Principalmente para os
mais novos, grande parte da confusão é induzida por situações artificiais nas
quais se encontram. No ensino fundamental e no ensino médio, o que as outras
crianças pensam de você parece ser a coisa mais importante do mundo. Mas,
quando você pergunta para adultos no que eles erraram nessa idade, quase todos dizem
que se importaram demais com o que outras crianças pensavam deles.
Uma heurística que
serve para distinguir coisas que importam é se perguntar se você se preocupará
com isso no futuro. Falsas coisas importantes normalmente têm um pico brusco de
importância. É assim que elas enganam você.
As coisas que importam
não são necessariamente aquelas que as pessoas chamariam de "importantes".
Tomar um café com um amigo importa.

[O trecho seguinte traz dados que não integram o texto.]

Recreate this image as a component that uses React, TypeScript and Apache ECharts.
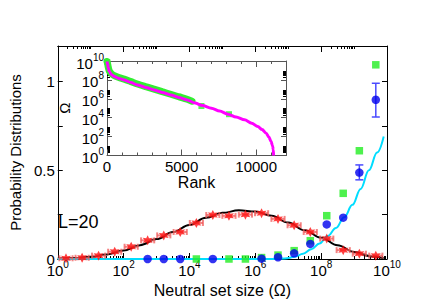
import React, { useEffect, useRef } from "react";
import * as echarts from "echarts";

// ---------- Main panel: probability distributions vs log10(neutral set size Ω)
const redLogOmega = [0.25, 0.74, 1.24, 1.73, 2.23, 2.73, 3.22, 3.72, 4.21, 4.71, 5.2, 5.7, 6.19, 6.69, 7.18, 7.67, 8.17, 8.67, 9.16, 9.66];
const redProb = [0.004, 0.007, 0.019, 0.041, 0.069, 0.105, 0.133, 0.152, 0.203, 0.248, 0.243, 0.25, 0.258, 0.226, 0.19, 0.152, 0.115, 0.05, 0.03, 0.019];
const redErrLog = [0.2, 0.2, 0.2, 0.2, 0.2, 0.2, 0.2, 0.2, 0.2, 0.2, 0.2, 0.2, 0.2, 0.2, 0.2, 0.2, 0.2, 0.2, 0.2, 0.2];

const blueLogOmega = [2.73, 3.22, 3.72, 4.71, 6.19, 6.69, 7.18, 7.67, 8.17, 8.67, 9.16, 9.66];
const blueProb = [0, 0, 0, 0, 0.002, 0.01, 0.032, 0.085, 0.195, 0.233, 0.487, 0.897];
const blueErrLogOmega = [9.16, 9.66];
const blueErrLow = [0.446, 0.8];
const blueErrHigh = [0.53, 0.99];

const greenLogOmega = [4.21, 5.2, 5.7, 6.19, 6.69, 7.18, 7.67, 8.17, 8.67, 9.16, 9.66];
const greenProb = [0, 0, 0, 0.008, 0.022, 0.047, 0.103, 0.244, 0.37, 0.61, 1.094];

const blackFitLog = [0, 0.5, 1, 1.5, 2, 2.5, 3, 3.5, 4, 4.5, 5, 5.5, 6, 6.5, 7, 7.5, 8, 8.5, 9, 9.5, 9.9];
const blackFitProb = [0.003, 0.006, 0.012, 0.026, 0.048, 0.078, 0.112, 0.152, 0.192, 0.232, 0.26, 0.274, 0.268, 0.243, 0.205, 0.162, 0.12, 0.078, 0.04, 0.016, 0.004];

const cyanFitLog = [0, 6.5, 6.9, 7.2, 7.45, 7.7, 7.95, 8.2, 8.45, 8.7, 8.95, 9.2, 9.45, 9.7, 9.9];
const cyanFitProb = [0, 0, 0.003, 0.012, 0.03, 0.055, 0.088, 0.13, 0.175, 0.235, 0.305, 0.395, 0.5, 0.6, 0.69];

const mainXTickExponents = [0, 2, 4, 6, 8, 10];
const mainYTickLabels = ["0", "0.5", "1"];

// ---------- Inset: Ω vs rank
const magentaRank = [0, 40, 80, 155, 300, 490, 800, 1150, 1600, 2040, 2600, 3150, 3700, 4270, 4800, 5370, 5900, 6400, 7000, 7550, 8110, 8650, 9220, 9700, 10110, 10400, 10670, 10850, 11000, 11100, 11150, 11170];
const magentaLogOmega = [9.95, 9.7, 9.3, 8.88, 8.55, 8.35, 8.15, 7.99, 7.72, 7.46, 7.2, 6.93, 6.67, 6.41, 6.15, 5.88, 5.55, 5.28, 5.0, 4.7, 4.37, 4.07, 3.77, 3.42, 3.06, 2.75, 2.36, 1.95, 1.48, 1.0, 0.6, 0];

const greenBandRank = [0, 40, 80, 155, 300, 490, 800, 1150, 1600, 2040, 2600, 3150, 3700, 4270, 4800, 5370, 5700];
const greenBandLogOmega = [9.95, 9.72, 9.38, 8.95, 8.65, 8.45, 8.25, 8.08, 7.82, 7.56, 7.28, 7.02, 6.75, 6.48, 6.22, 5.95, 5.75];
const greenPtsRank = [20, 6330, 8180];
const greenPtsLogOmega = [9.9, 5.24, 4.37];

const insetXLabels = [0, 5000, 10000];
const insetYTickExponents = [0, 2, 4, 6, 8, 10];

// ---------- styling helpers
const FONT = "Liberation Sans, Arial, Helvetica, sans-serif";

function starPath(n: number, inner: number): string {
  let d = "";
  for (let i = 0; i < 2 * n; i++) {
    const r = i % 2 === 0 ? 1 : inner;
    const ang = -Math.PI / 2 + (i * Math.PI) / n;
    const px = 50 + 50 * r * Math.cos(ang);
    const py = 50 + 50 * r * Math.sin(ang);
    d += (i === 0 ? "M" : "L") + px.toFixed(2) + " " + py.toFixed(2) + " ";
  }
  return "path://" + d + "Z";
}

function logMinor(decades: number[], ks: number[]): number[] {
  const out: number[] = [];
  decades.forEach((m) => ks.forEach((k) => out.push(m + Math.log10(k))));
  return out;
}

// "10" with a raised exponent inside a compact 14px block
const supRich = {
  b: { fontSize: 15, fontFamily: FONT, color: "#000", lineHeight: 14, height: 14, verticalAlign: "bottom" },
  s: { fontSize: 10, fontFamily: FONT, color: "#000", lineHeight: 2, height: 2, verticalAlign: "top" },
};

const zip = (a: number[], b: number[]) => a.map((v, i) => [v, b[i]]);

export default function App() {
  const ref = useRef<HTMLDivElement>(null);
  useEffect(() => {
    if (!ref.current) return;
    const chart = echarts.init(ref.current, null, { renderer: "svg" });

    const topMinor = logMinor([0, 2, 4, 6, 8], [2, 3, 4, 5, 6, 7, 8, 9, 10]);
    const bottomMinor = logMinor([1, 3, 5, 7, 9], [1, 2, 3, 4, 5, 6, 7, 8, 9]);
    const insetBlobs = logMinor([0, 2, 4, 6, 8], [2, 3, 4, 5, 6, 7, 8, 9]);

    const mainLine = { show: true, onZero: false, lineStyle: { color: "#000", width: 1 } };
    const insetLine = { show: true, onZero: false, lineStyle: { color: "#555", width: 1 } };
    const noLine = { show: false, onZero: false };

    const mainX = (pos: string, extra: any) => ({ type: "value", gridIndex: 0, position: pos, min: 0, max: 10, interval: 2, splitLine: { show: false }, axisLabel: { show: false }, ...extra });
    const insetX = (pos: string, extra: any) => ({ type: "value", gridIndex: 1, position: pos, min: 0, max: 12000, interval: 1000, splitLine: { show: false }, axisLabel: { show: false }, ...extra });
    const insetY = (pos: string, extra: any) => ({ type: "value", gridIndex: 1, position: pos, min: 0, max: 10, interval: 2, splitLine: { show: false }, axisLabel: { show: false }, ...extra });
    const mainY = (pos: string, extra: any) => ({ type: "value", gridIndex: 0, position: pos, min: 0, max: 1.2, interval: 0.25, splitLine: { show: false }, axisLabel: { show: false }, ...extra });

    const option: any = {
      animation: false,
      backgroundColor: "#fff",
      textStyle: { fontFamily: FONT },
      grid: [
        { left: 50, top: 46, width: 337, height: 213, containLabel: false },
        { left: 107, top: 61, width: 179, height: 94.5, show: true, backgroundColor: "#fff", borderWidth: 0, containLabel: false },
      ],
      xAxis: [
        mainX("bottom", {
          axisLine: mainLine,
          axisTick: { show: true, inside: true, length: 6, lineStyle: { color: "#000" } },
          axisLabel: {
            show: true, interval: 0, margin: 4, rich: supRich, showMinLabel: true, showMaxLabel: true, hideOverlap: false,
            formatter: (v: number) => (mainXTickExponents.includes(v) ? `{b|10}{s|${v}}` : ""),
          },
          name: "Neutral set size (Ω)", nameLocation: "middle", nameGap: 21,
          nameTextStyle: { fontSize: 16, fontFamily: FONT, color: "#000", verticalAlign: "top" },
        }),
        mainX("top", { axisLine: mainLine, axisTick: { show: true, inside: true, length: 6, lineStyle: { color: "#000" } } }),
        mainX("bottom", { axisLine: noLine, axisTick: { show: true, inside: true, length: 3, customValues: bottomMinor, lineStyle: { color: "#000" } } }),
        mainX("top", { axisLine: noLine, axisTick: { show: true, inside: true, length: 3, customValues: topMinor, lineStyle: { color: "#000" } } }),
        insetX("bottom", {
          axisLine: insetLine,
          axisTick: { show: true, inside: true, length: 3, lineStyle: { color: "#555" } },
          axisLabel: {
            show: true, interval: 0, margin: 3, fontSize: 15, fontFamily: FONT, color: "#000", hideOverlap: false,
            formatter: (v: number) => (insetXLabels.includes(v) ? String(v) : ""),
          },
          name: "Rank", nameLocation: "middle", nameGap: 16,
          nameTextStyle: { fontSize: 16, fontFamily: FONT, color: "#000", verticalAlign: "top" },
        }),
        insetX("top", { axisLine: insetLine, axisTick: { show: true, inside: true, length: 3, lineStyle: { color: "#555" } } }),
        insetX("bottom", { axisLine: noLine, axisTick: { show: true, inside: true, length: 6, customValues: insetXLabels, lineStyle: { color: "#555" } } }),
        insetX("top", { axisLine: noLine, axisTick: { show: true, inside: true, length: 6, customValues: insetXLabels, lineStyle: { color: "#555" } } }),
      ],
      yAxis: [
        mainY("left", {
          axisLine: mainLine,
          axisTick: { show: true, inside: true, length: 5, lineStyle: { color: "#000" } },
          axisLabel: {
            show: true, interval: 0, margin: 3, fontSize: 15, fontFamily: FONT, color: "#000", lineHeight: 8,
            formatter: (v: number) => {
              const s = String(Math.round(v * 100) / 100);
              return mainYTickLabels.includes(s) ? s : "";
            },
          },
          name: "Probability Distributions", nameLocation: "middle", nameGap: 29,
          nameTextStyle: { fontSize: 15, fontFamily: FONT, color: "#000" },
        }),
        mainY("right", { axisLine: mainLine, axisTick: { show: true, inside: true, length: 5, lineStyle: { color: "#000" } } }),
        insetY("left", {
          axisLine: insetLine,
          axisTick: { show: true, inside: true, length: 5, lineStyle: { color: "#555" } },
          axisLabel: {
            show: true, interval: 0, margin: 3, rich: supRich, padding: [4, 0, 0, 0],
            showMinLabel: true, showMaxLabel: true, hideOverlap: false,
            formatter: (v: number) => (insetYTickExponents.includes(v) ? `{b|10}{s|${v}}` : ""),
          },
          name: "Ω", nameLocation: "middle", nameGap: 34,
          nameTextStyle: { fontSize: 15, fontFamily: FONT, color: "#000" },
        }),
        insetY("right", { axisLine: insetLine, axisTick: { show: true, inside: true, length: 5, lineStyle: { color: "#555" } } }),
        insetY("left", { axisLine: noLine, axisTick: { show: true, inside: true, length: 3, customValues: insetBlobs, lineStyle: { color: "#000" } } }),
        insetY("right", { axisLine: noLine, axisTick: { show: true, inside: true, length: 3, customValues: insetBlobs, lineStyle: { color: "#000" } } }),
      ],
      graphic: [
        { type: "text", left: 58, top: 213, style: { text: "L=20", fontSize: 18, fontFamily: FONT, fill: "#000" } },
      ],
      series: [
        { type: "line", xAxisIndex: 0, yAxisIndex: 0, data: zip(blackFitLog, blackFitProb), smooth: 0.4, smoothMonotone: "x", showSymbol: false, z: 3, lineStyle: { color: "#000", width: 2 } },
        { type: "line", xAxisIndex: 0, yAxisIndex: 0, data: zip(cyanFitLog, cyanFitProb), smooth: 0.4, smoothMonotone: "x", showSymbol: false, z: 3, lineStyle: { color: "#00ddff", width: 2 } },
        {
          type: "custom", xAxisIndex: 0, yAxisIndex: 0, z: 4,
          data: redLogOmega.map((x, i) => [x, redProb[i], redErrLog[i]]),
          renderItem: (_p: any, api: any) => {
            const x = api.value(0), y = api.value(1), e = api.value(2);
            const a = api.coord([x - e, y]);
            const b = api.coord([x + e, y]);
            const h = 3;
            const st = { stroke: "rgba(240,90,90,0.75)", lineWidth: 2 };
            return { type: "group", children: [
              { type: "line", shape: { x1: a[0], y1: a[1], x2: b[0], y2: b[1] }, style: st },
              { type: "line", shape: { x1: a[0], y1: a[1] - h, x2: a[0], y2: a[1] + h }, style: st },
              { type: "line", shape: { x1: b[0], y1: b[1] - h, x2: b[0], y2: b[1] + h }, style: st },
            ] };
          },
        },
        { type: "scatter", xAxisIndex: 0, yAxisIndex: 0, z: 5, data: zip(redLogOmega, redProb), symbol: starPath(6, 0.5), symbolSize: 10, itemStyle: { color: "#ff1010" } },
        { type: "scatter", xAxisIndex: 0, yAxisIndex: 0, z: 5, data: zip(greenLogOmega, greenProb), symbol: "rect", symbolSize: 7.5, itemStyle: { color: "#22ee22" } },
        {
          type: "custom", xAxisIndex: 0, yAxisIndex: 0, z: 6,
          data: blueErrLogOmega.map((x, i) => [x, blueErrLow[i], blueErrHigh[i]]),
          renderItem: (_p: any, api: any) => {
            const x = api.value(0);
            const lo = api.coord([x, api.value(1)]);
            const hi = api.coord([x, api.value(2)]);
            const w = 4;
            const st = { stroke: "#4a4aff", lineWidth: 1.5 };
            return { type: "group", children: [
              { type: "line", shape: { x1: lo[0], y1: lo[1], x2: hi[0], y2: hi[1] }, style: st },
              { type: "line", shape: { x1: lo[0] - w, y1: lo[1], x2: lo[0] + w, y2: lo[1] }, style: st },
              { type: "line", shape: { x1: hi[0] - w, y1: hi[1], x2: hi[0] + w, y2: hi[1] }, style: st },
            ] };
          },
        },
        { type: "scatter", xAxisIndex: 0, yAxisIndex: 0, z: 7, data: zip(blueLogOmega, blueProb), symbol: "circle", symbolSize: 8.5, itemStyle: { color: "#0000ee" } },
        // inset
        { type: "line", xAxisIndex: 4, yAxisIndex: 2, data: zip(greenBandRank, greenBandLogOmega), smooth: 0.3, showSymbol: false, z: 3, lineStyle: { color: "#33ee33", width: 7, cap: "round" } },
        { type: "scatter", xAxisIndex: 4, yAxisIndex: 2, data: zip(greenPtsRank, greenPtsLogOmega), symbol: "rect", symbolSize: 6, z: 3, itemStyle: { color: "#33ee33" } },
        { type: "line", xAxisIndex: 4, yAxisIndex: 2, data: zip(magentaRank, magentaLogOmega), smooth: 0.3, smoothMonotone: "x", showSymbol: false, z: 4, lineStyle: { color: "#ff00ff", width: 3 } },
      ],
    };

    chart.setOption(option);
    return () => chart.dispose();
  }, []);

  return (
    <div
      ref={ref}
      style={{ position: "fixed", left: 0, top: 0, width: 436, height: 305, background: "#fff" }}
    />
  );
}
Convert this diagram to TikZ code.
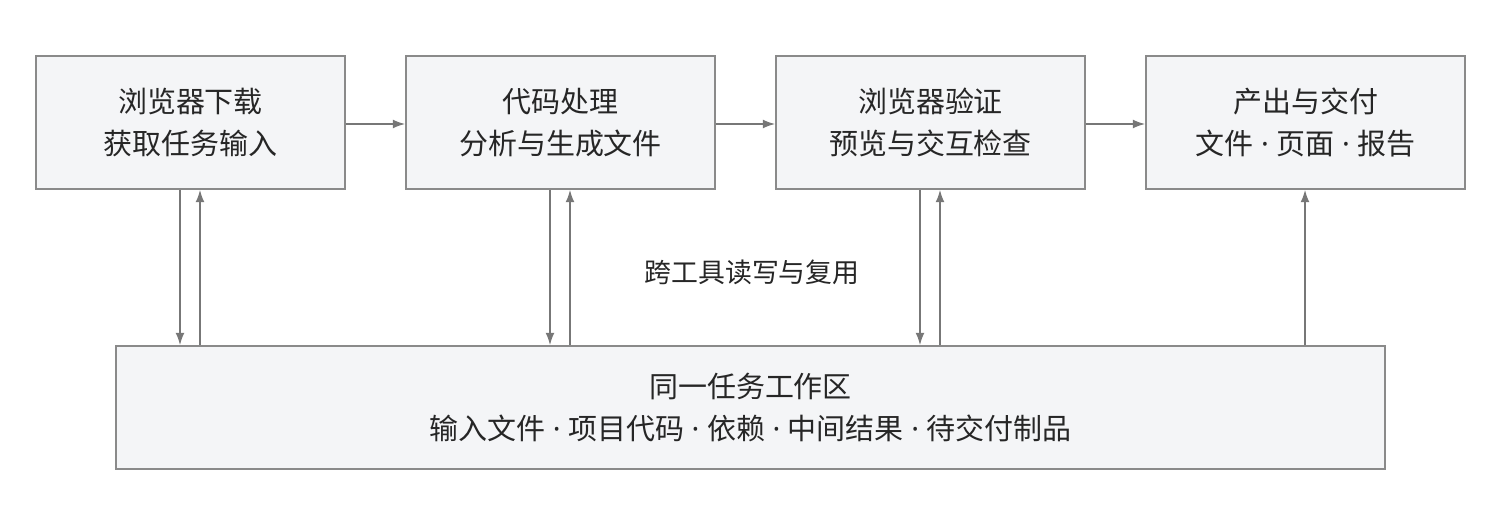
\documentclass[tikz,border=0pt]{standalone}
\usepackage{fontspec}
\setmainfont{Noto Sans CJK SC}
\newfontfamily\latdot{Noto Sans}
\newcommand{\md}{{\latdot\ ·\ }}
\usetikzlibrary{arrows.meta}
\definecolor{boxfill}{HTML}{F4F5F7}
\definecolor{boxline}{HTML}{8A8A8A}
\definecolor{arr}{HTML}{777777}
\begin{document}
\begin{tikzpicture}[x=0.02cm,y=-0.02cm,
  box/.style={draw=boxline,fill=boxfill,line width=0.9pt,align=center,font=\fontsize{16.5}{24}\selectfont,text=black!85,inner sep=0},
  con/.style={draw=arr,line width=0.9pt,-{Latex[length=7pt,width=5pt]}}]
\useasboundingbox (0,0) rectangle (1500,520);
\node[box,minimum width=6.18cm,minimum height=2.66cm] (b1) at (190.5,122.5) {浏览器下载\\获取任务输入};
\node[box,minimum width=6.18cm,minimum height=2.66cm] (b2) at (560.5,122.5) {代码处理\\分析与生成文件};
\node[box,minimum width=6.18cm,minimum height=2.66cm] (b3) at (930.5,122.5) {浏览器验证\\预览与交互检查};
\node[box,minimum width=6.38cm,minimum height=2.66cm] (b4) at (1305.5,122.5) {产出与交付\\文件\md 页面\md 报告};
\node[box,minimum width=25.38cm,minimum height=2.46cm] (w) at (750.5,407.5) {同一任务工作区\\输入文件\md 项目代码\md 依赖\md 中间结果\md 待交付制品};
\node[font=\fontsize{15.3}{16}\selectfont,text=black!85] (lab) at (752,272) {跨工具读写与复用};
\draw[con] (b1.east|-0,124) -- (b2.west|-0,124);
\draw[con] (b2.east|-0,124) -- (b3.west|-0,124);
\draw[con] (b3.east|-0,124) -- (b4.west|-0,124);
\draw[con] (b1.south-|180,0) -- (w.north-|180,0);
\draw[con] (w.north-|200,0) -- (b1.south-|200,0);
\draw[con] (b2.south-|550,0) -- (w.north-|550,0);
\draw[con] (w.north-|570,0) -- (b2.south-|570,0);
\draw[con] (b3.south-|920,0) -- (w.north-|920,0);
\draw[con] (w.north-|940,0) -- (b3.south-|940,0);
\draw[con] (w.north-|1305,0) -- (b4.south-|1305,0);
\end{tikzpicture}
\end{document}
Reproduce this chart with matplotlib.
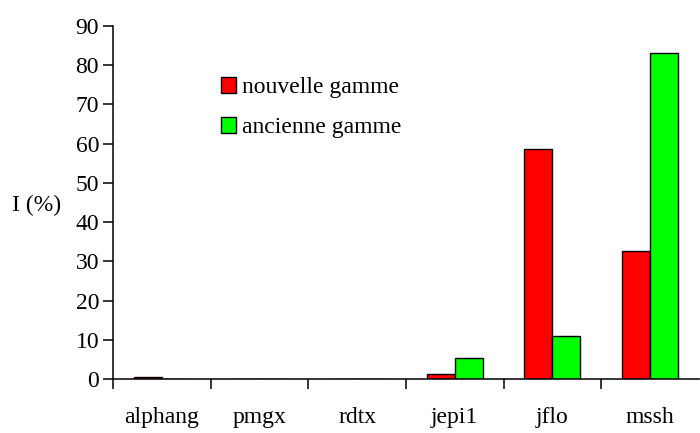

Você não sentirá, mais tarde, que foi um
desperdício de tempo.
Se a vida é curta,
deveríamos esperar sua brevidade nos surpreender. E essa é a tendência. Você
não dá valor às coisas e depois elas vão embora. Você acha que sempre vai poder
escrever aquele livro ou escalar aquela montanha ou o que quer que seja e,
então, percebe que a janela se fechou. As janelas mais tristes se fecham quando
outras pessoas morrem. A vida delas também é curta. Depois da morte da minha
mãe, eu desejei ter passado mais tempo com ela. Vivi como se ela fosse estar
sempre ali. E, com seu jeito típico e quieto, ela encorajou a ilusão. Mas ainda
era uma ilusão. Acho que muitas pessoas cometem o mesmo erro.
Uma maneira comum de
evitar ser pego de surpresa por algo é estar consciente desse algo.
Como você vive afeta
quanto você vive. A maioria das pessoas poderia melhorar. Inclusive eu. Mas você provavelmente
pode potencializar o efeito ao prestar mais atenção ao tempo que tem. É fácil deixar
os dias passarem. O "fluxo" que pessoas criativas tanto amam tem um
primo mais sinistro que impede você de parar para apreciar a vida no meio dessa
lama diária de tarefas e despertadores. Uma das coisas mais impactantes que eu
li não estava dentro de um livro, mas era seu título: Dias intensos, de James Salter. No original, Burning the days (em tradução literal, Queimando os dias).
É até possível
desacelerar o tempo. Eu melhorei nisso. Crianças ajudam. Quando você tem
crianças pequenas, há tantos momentos perfeitos que é impossível não notá-los.
Também ajuda quando
você sente que tirou tudo o que podia tirar de uma certa experiência. O motivo
pelo qual estou triste por causa da minha mãe não é somente porque sinto falta
dela, mas porque penso em tudo aquilo que poderíamos ter feito e não fizemos.
Meu filho mais velho completará 7 anos. E, embora eu sinta falta de sua versão
com 3 anos, pelo menos não tenho arrependimentos quanto ao que poderia ter
sido. Nós nos divertimos tanto quanto um pai e um menino de 3 anos poderiam se
divertir.
Reduza as bobagens sem
piedade, não espere para fazer aquilo que importa e aprecie o tempo que você
tem. É isso o que você faz quando a vida é curta.
*************
"Reduzir as
bobagens, fazer aquilo que importa e apreciar o tempo que se tem", eis a
recomendação de Paul Graham, autor do texto apresentado acima sob o título A vida é curta. Título e recomendação que
me fazem lembrar uma frase que já vi atribuída a alguns autores, e que nesta
postagem é apresentada atribuindo-a ao verdadeiro autor.
"Engrandecer a vida,
eis uma tarefa que cabe, e caberá sempre, a cada um (a) daqueles (as) que receberam
uma vida para aprenderem a viver adequadamente. E ao falar em aprender a viver
adequadamente, me vêm à cabeça as seguintes palavras do "filósofo de rua"
Eduardo Marinho ditas em um vídeo intitulado Dor sem drama (https://www.youtube.com/watch?v=vW_-RjYqPLs): "Aprender
não é opcional, opcional é se você vai aprender de um jeito ou não; se você vai
ter que precisar de outro, pois a maior função da vida é aprender."